Backside of valve cover and replacement gaskets
Engine with removed valve cover
Clean and Regasket
When replacing the gasket, ensure the valve cover and cylinder head are completely cleaned before installation of new gaskets.
The A8 valve covers are beautiful aluminum die castings. The gaskets themselves are molded neoprene in two pieces for each bank: one to seal the spark plug holes, the other to seal the valve cover gasket edges.
Pull off the old gaskets and discard. Clean the valve cover gasket surfaces with turpentine, solvent, or aerosol brake cleaner. Wipe clean and dry with a paper towel. Clean the mating cylinder head surfaces. Aerosol brake cleaner and a toothbrush work well for this. Be sure to remove the dried silicone sealer located at the front and back of each head.

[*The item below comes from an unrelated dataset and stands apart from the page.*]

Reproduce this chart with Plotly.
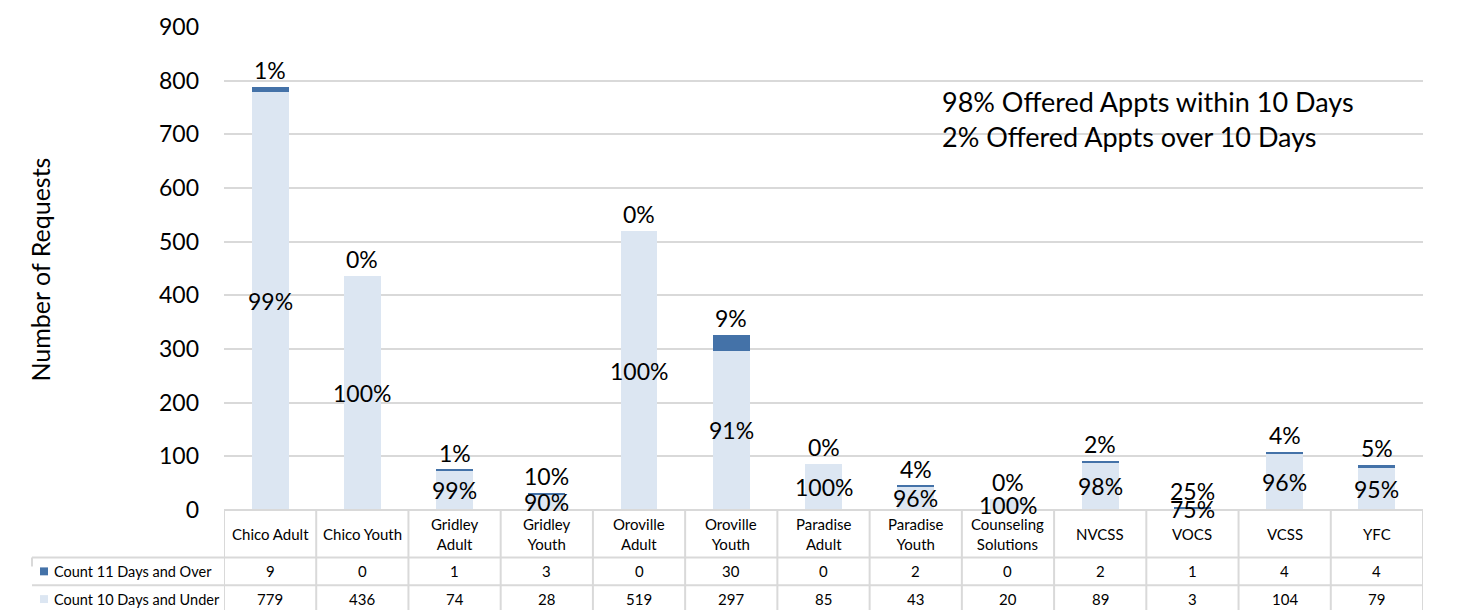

Wipe dry.
Using a “brush in can” gasket sealer such as Permatex Aviation or Loctite High Tack, sparingly brush sealer all around the (rough) edge of each valve cover. After allowing 5 minutes or so of set up, fit the new gaskets to each valve cover. They only go on one way; both center and edge gaskets.
With the valve covers ready to go back on, first smear a dab of automotive silicone sealer at the front and rear sharp edge sealing valleys of each valve cover. This will fill in any gaps. Just a very little bit is needed; four places on each valve cover.
Reassemble
Put the covers back on making sure all the hoses and what have you are out of the way, ensure the cylinder head sealing surfaces are perfectly clean and dry. Check that the valve cover screw holes are not full of oil or solvent.
Run up the six valve cover screws just finger tight, then gradually work a circle around the six screws 1/2 turn at a time. This will evenly draw down the cover, uniformly compressing the gaskets. Tighten to about 18 lb-ft of torque. Reinstall front engine hose, fuel hoses, and coil wire troughs. Blow out the spark plug wells before fitting the coils. Tighten coil fasteners to about 12 lb-ft of torque.
Replace engine plastic, then remove paper towels and install breather hose, lining up index marks and clamping securely. Drive your A8 for a couple of days to burn off the oil and cleaner that got slopped around during the procedure. It should then be oil tight and odor free.